So, after after nothing particularly exciting or inspiring happened in my life, I have suddenly become so excited about my up-coming trip. I am completely aware (as is my bank account and my neurotic mother) that I have yet to do many things in preparation, and still I am not anxious because of this. All I am feeling in regards to the trip is this deep pitted feeling of excitement!
I guess, now that many of the difficult and trying events in my life recently have begun to dry up and become less of immediate problems and more dull remembrances, I am thinking much more clearly than I ever have. I am in the final stretch of course work for my last semester here at Grand Valley, I no longer am in an environment of constant self-consciousness, and upon assessment of demons I have battled with for years, I am surely on the road to recovery and new adventures.
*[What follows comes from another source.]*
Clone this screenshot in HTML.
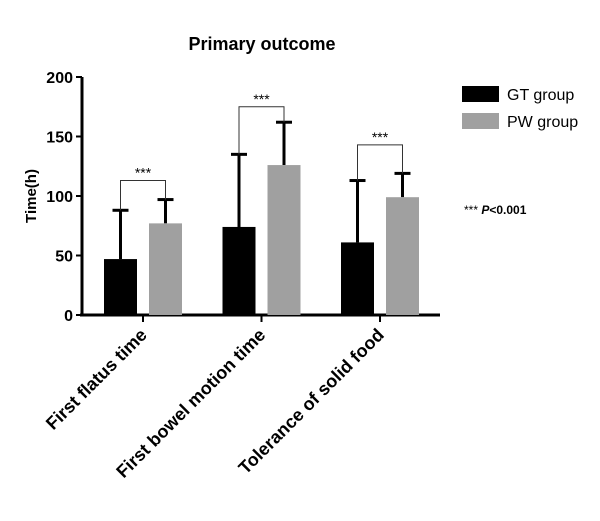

While living in what some might consider a "dark time" in my life, I took every opportunity to be worried or uncertain about my motivations for this trip to Spain. "Am I using this as an escape?" "Am I running away from the 'real world'?" "What will I do when I get back and actually have to consider big life decisions?" These were steady and pressing concerns on my mind for many months. And now, somehow, those doubts and fears have been alleviated. I am not even sure when or why that has happened, but in place of the more logical and rational worries, I am simply feeling excited and antsy.
Maybe this is simply a phase in my long-term struggles, but even if this high is temporary, I am okay with it. January 27th can not come soon enough.